Scleral Fine Needle Diathermy Using A 30-Gauge Needle And Intravascular Lidocaine To Treat Lipid Keratopathy
Published 2024 - 42nd Congress of the ESCRS
Reference: CC01.07 | Type: Case Report | DOI: 10.82333/vc54-f360
Authors: Yunfei Yang* 1 , Anjali Bandara 1 , Walid Raslan 1 , Chrishan Gunasekera 1
1Ophthalmology,Norfolk and Norwich University Hospital,Norwich,United Kingdom
Purpose
Fine needle diathermy (FND) is an established method of occluding corneal vessels and is conventionally performed at the limbus or intrastromally. Limitations are risk of intrastromal bleeding and failure. There are also technical challenges in depth assessment, risk of inducing astigmatism or corneal scarring with repeated intrastromal diathermy. By use of a 30G needle into a scleral vessel and adjunctive use of lidocaine it is possible to safely isolate and treat single isolated vessels. Lidocaine at low doses is vasoconstrictor which can help confirm causative vessels. Here, we report a modification to conventional FND which allows safe, precise isolation and treatment of causative corneal vessels in lipid keratopathy.
Setting
We report a single case at the Norfolk and Norwich University Hospital, a tertiary centre corneal service based in the United Kingdom.
Report of case
A 69-year-old woman was referred for symptomatic reduced left eye (OS) visual acuity. She presented with logMAR best corrected visual acuity (BCVA) of 0.00 in her right eye (OD) and 0.20 OS. She had history of long-term soft contact lens wear but with no history of microbial keratitis. She had no significant medical history or surgical history, and no family history of hyperlipidaemia.
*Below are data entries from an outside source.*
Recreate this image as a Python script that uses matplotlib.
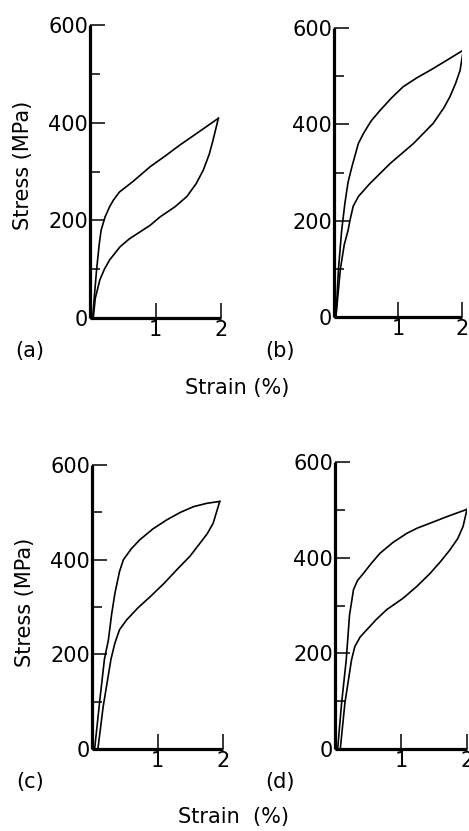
import matplotlib
matplotlib.use("Agg")
import matplotlib.pyplot as plt

# strain (%) / stress (MPa)
a_up_x = [0.04, 0.07, 0.10, 0.14, 0.17, 0.23, 0.30, 0.36, 0.45, 0.66, 0.92, 1.15, 1.37, 1.65, 1.96]
a_up_y = [0, 50, 98, 150, 180, 207, 228, 242, 258, 280, 310, 332, 354, 380, 409]
a_lo_x = [0.05, 0.08, 0.15, 0.22, 0.30, 0.46, 0.60, 0.76, 0.92, 1.07, 1.30, 1.48, 1.62, 1.73, 1.82, 1.88, 1.96]
a_lo_y = [0, 40, 78, 100, 119, 146, 162, 176, 190, 207, 228, 249, 275, 303, 335, 365, 409]

b_up_x = [0.03, 0.07, 0.12, 0.17, 0.22, 0.28, 0.38, 0.46, 0.58, 0.72, 0.90, 1.08, 1.30, 1.50, 1.75, 2.02]
b_up_y = [0, 100, 180, 236, 280, 312, 360, 381, 407, 429, 455, 478, 497, 512, 532, 554]
b_lo_x = [0.03, 0.10, 0.16, 0.22, 0.25, 0.30, 0.38, 0.56, 0.88, 1.24, 1.55, 1.72, 1.81, 1.90, 1.97, 2.02]
b_lo_y = [0, 100, 150, 180, 201, 230, 250, 277, 319, 360, 402, 435, 457, 485, 512, 554]

c_up_x = [0.04, 0.12, 0.19, 0.25, 0.30, 0.35, 0.42, 0.48, 0.60, 0.73, 0.93, 1.14, 1.35, 1.55, 1.75, 1.95]
c_up_y = [0, 104, 190, 230, 285, 329, 375, 400, 423, 442, 465, 484, 500, 512, 519, 523]
c_lo_x = [0.09, 0.17, 0.29, 0.35, 0.42, 0.53, 0.70, 0.89, 1.10, 1.29, 1.50, 1.65, 1.76, 1.85, 1.95]
c_lo_y = [0, 89, 190, 224, 252, 273, 298, 322, 350, 378, 408, 435, 455, 477, 523]

d_up_x = [0.04, 0.10, 0.17, 0.22, 0.28, 0.34, 0.43, 0.55, 0.68, 0.88, 1.09, 1.25, 1.44, 1.70, 2.00]
d_up_y = [0, 96, 186, 280, 333, 352, 367, 388, 409, 432, 451, 462, 472, 486, 501]
d_lo_x = [0.08, 0.15, 0.25, 0.30, 0.38, 0.48, 0.62, 0.78, 1.03, 1.24, 1.44, 1.60, 1.74, 1.86, 1.94, 2.00]
d_lo_y = [0, 96, 186, 214, 234, 249, 270, 291, 315, 340, 367, 392, 416, 440, 465, 501]

y_major = [0, 200, 400, 600]
y_minor = [100, 300, 500]
x_major = [1, 2]

plt.rcParams['font.family'] = ['DejaVu Sans']
fig = plt.figure(figsize=(4.69, 8.31), dpi=100)

boxes = [
    [90 / 469, 1 - 318 / 831, 131 / 469, 293 / 831],
    [334 / 469, 1 - 317 / 831, 128 / 469, 289 / 831],
    [92 / 469, 1 - 749 / 831, 131 / 469, 284 / 831],
    [335 / 469, 1 - 749 / 831, 132 / 469, 287 / 831],
]
loops = [
    (a_up_x, a_up_y, a_lo_x, a_lo_y),
    (b_up_x, b_up_y, b_lo_x, b_lo_y),
    (c_up_x, c_up_y, c_lo_x, c_lo_y),
    (d_up_x, d_up_y, d_lo_x, d_lo_y),
]

for box, (ux, uy, lx, ly) in zip(boxes, loops):
    ax = fig.add_axes(box)
    ax.plot(ux, uy, color='black', lw=1.2, solid_joinstyle='round')
    ax.plot(lx, ly, color='black', lw=1.2, solid_joinstyle='round')
    ax.set_xlim(0, 2)
    ax.set_ylim(0, 600)
    ax.spines['top'].set_visible(False)
    ax.spines['right'].set_visible(False)
    ax.spines['left'].set_linewidth(2.3)
    ax.spines['bottom'].set_linewidth(2.3)
    ax.set_yticks(y_major)
    ax.set_yticks(y_minor, minor=True)
    ax.set_xticks(x_major)
    ax.tick_params(direction='in', length=11, width=1.1, labelsize=15, pad=1.5)
    ax.tick_params(which='minor', direction='in', length=7, width=1.1)
    ax.patch.set_alpha(0)
    for sp in ax.spines.values():
        sp.set_capstyle('butt')

fs = 15
fig.text(23 / 469, 1 - 165 / 831, 'Stress (MPa)', rotation=90, ha='center', va='center', fontsize=fs)
fig.text(25 / 469, 1 - 602 / 831, 'Stress (MPa)', rotation=90, ha='center', va='center', fontsize=fs)
fig.text(30 / 469, 1 - 351 / 831, '(a)', ha='center', va='center', fontsize=fs)
fig.text(280 / 469, 1 - 351 / 831, '(b)', ha='center', va='center', fontsize=fs)
fig.text(30 / 469, 1 - 782 / 831, '(c)', ha='center', va='center', fontsize=fs)
fig.text(280 / 469, 1 - 782 / 831, '(d)', ha='center', va='center', fontsize=fs)
fig.text(237 / 469, 1 - 388 / 831, 'Strain (%)', ha='center', va='center', fontsize=fs)
fig.text(233 / 469, 1 - 817 / 831, 'Strain  (%)', ha='center', va='center', fontsize=fs)

plt.savefig('out.png', dpi=100)
plt.close()
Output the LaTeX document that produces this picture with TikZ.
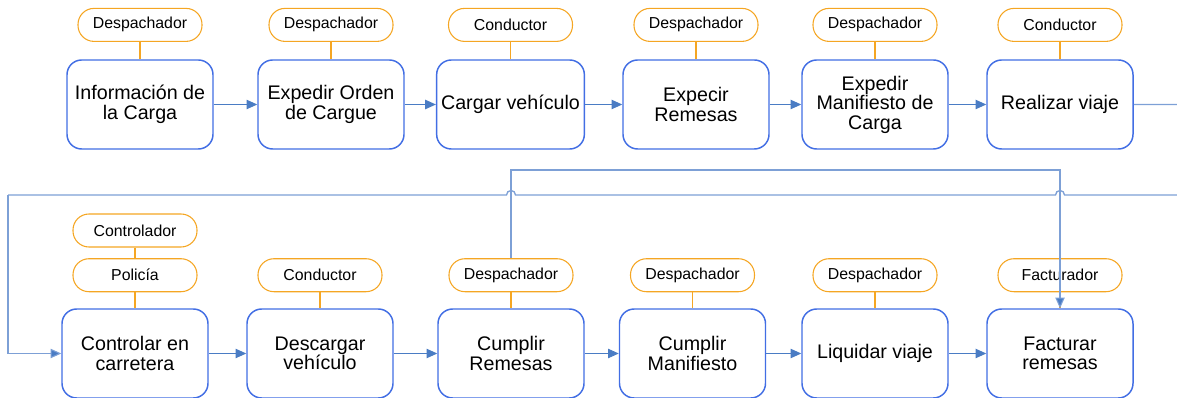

Clinically, examination OS demonstrated discrete 2 x 2.5 mm grey-white corneal opacity with a single feeder vessel. Her examination OD was unremarkable. She had laboratory workup which demonstrated hypercholesterolaemia of 8.6 mmol/L but was otherwise unremarkable and viral polymerase chain reaction (PCR) of conjunctival swabs were negative for herpes simplex or varicella zoster. Findings were most in keeping with lipid keratopathy.
Under local anaesthetic, a localised conjunctival peritomy was performed to obtain access to the causative vessel proximally at the scleral level. Once the needle was introduced to the correct depth, lignocaine 2% was injected into the suspected causative vessel through a 30G needle until the vessel blanched. Diathermy was then applied via the same 30G needle and used to close the exposed conjunctiva. Post-operative dexamethasone and moxifloxacin were given.
At one month follow up, her left visual acuity remained 0.20 but the patient reported they were symptomatically better and had visible regression of the feeder vessel and associated area of lipid keratopathy.
Conclusion/Take home message
We report a safe modification to conventional FND through scleral vessel access with 30G needle and intravascular lignocaine which reduces risk of iatrogenic corneal damage, failure, and intrastromal bleeding. In this case, we have described the technique in treating lipid keratopathy, but the same technique is applicable for neovascularisation from herpetic disease, in high-risk patients with stromal vascularisation prior to keratoplasty or patients post-keratoplasty.